‘Auntie' Anne Beiler attributes success to giving, finding purpose at Ursinus talk

Anne Beiler, the founder of Auntie Anne's, opened her first pretzel stand in the Downingtown Farmers Market in East Clan 25 years ago. Courtesy photo.
From left: Faculty members April Kontostathis (Math and Computer Science); Carol Cirka (Business and Economics); and Rebecca Jaroff (English), discuss plans for the new U-Imagine! Center.

Anne Beiler, the founder of Auntie Anne’s Pretzels, says she’s still a little Amish girl at heart.

While speaking at Ursinus College’s Lenfest Theater Wednesday night, Beiler attributed her success in business and triumph over personal struggles to the values instilled in her while growing up in a Lancaster County Amish community, coupled with a drive to achieve her purpose.

“This little Amish girl travelled the world selling pretzels. That’s funny to me!” she said, prompting some laughter from the audience. “And I didn’t go there in my horse and buggy; I actually flew there!”

Beiler, who sold her business in 2005, was invited to speak as part of the college’s U-Imagine! The Center for Integrative and Entrepreneurial Studies speaker series, U-Inspire!


After thanking everyone for braving the frigid temperatures, Beiler began her presentation with a question.

“How many of you – and you must be honest – how many of you have never had an Auntie Anne’s pretzel?” Beiler asked. Of the roughly 200 present, four hands hesitantly went up.

She feigned offense, receiving some laughter from the audience, before promising those four individuals coupons for free pretzels after the presentation. It was a fitting way to begin the talk, which was titled “Give to Get to Give Again,” focusing on the importance of giving back and finding purpose.

“We don’t truly begin to live until we learn to give,” she said. “I believe that giving is a condition and a matter of the heart.”

She stressed that giving doesn’t guarantee financial success, but does guarantee satisfaction in life. She also elaborated on the old adage “you can’t take it with you when you die.”

“I’ve been to many funerals, and I’ve never seen a casket with cash or bonds or stocks in it,” she said. “It’s true – you can’t take it with you. So why do we as entrepreneurs amass this wealth? I believe it is so we can make this world a better place.”

Not everything in her talk was cheerful, however. Beiler also talked about the low points in her life, beginning with the death of her 19-month-old daughter in a farming accident in 1975. She also addressed the struggle to keep her marriage together shortly after the accident and her struggles to make her business work early on.

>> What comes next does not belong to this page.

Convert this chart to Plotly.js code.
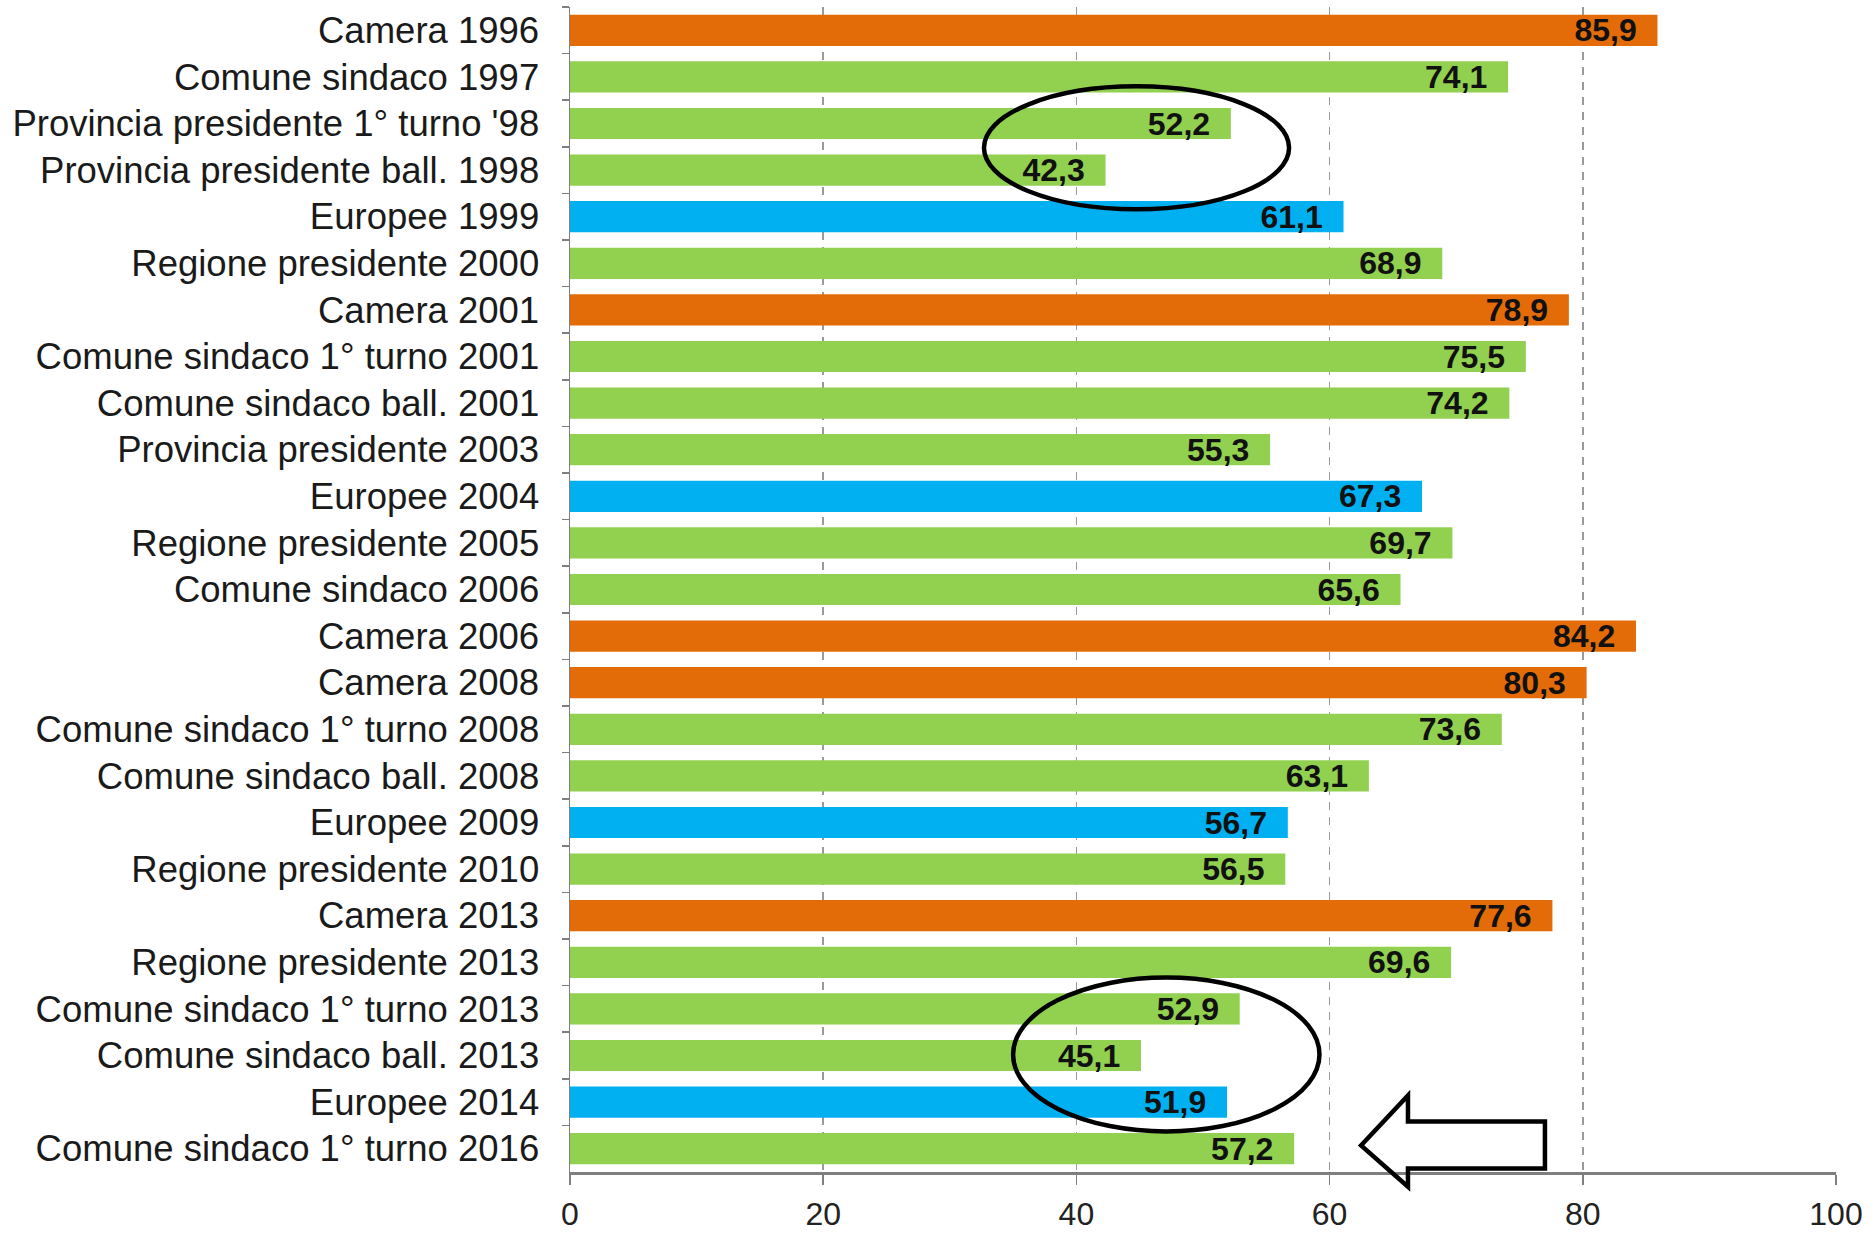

What kept her from giving up, she said, was her purpose. As the couple worked through marriage counseling together, her husband Jonas realized he wanted to become a marriage counselor himself.

“That’s when I decided I had to get to work and make the dough. That’s right – the pretzel dough,” she said. And so she took her Amish values and baking experience and began building her business, without capital, a business plan or a formal education beyond the eighth grade.

She said she cried a lot and prayed a lot in the early days of Auntie Anne’s. She had to learn everything about business as she went along.

“We had purpose before we had a business,” she said.

Her message and story seemed to resonate with many in the audience. Kailey Tuhacek, a senior at Methacton High School, and her friend Helena Mancini, a senior at Perkiomen Valley High School, both found Beiler’s story inspirational.

“I thought it was really cool to hear how far she’s come,” Tuhacek said. “I didn’t know she started out Amish, making all of those pies in her basement. […] She went from housewife to CEO of her own company.”

Marie Mancini, a Schwenksville resident and Helena’s mom, said Beiler’s story also carries a powerful message for young girls.

“There are very few women with businesses that are international,” she said. “She took something as simple as pretzels and made it grow. It shows that it doesn’t have to be complicated.”

Beiler herself said that “purpose doesn’t have to be grand and it doesn’t have to be huge.” And because of the drive she had to fulfill her goals, she refused to quit when things got tough after opening her first stand in Downingtown.

“If I stopped there, if I stopped in Downingtown, could you imagine a world without Auntie Anne’s pretzels?” she asked, before stopping and chuckling. “Well, four of you can.”

Gary Puleo contributed to this story.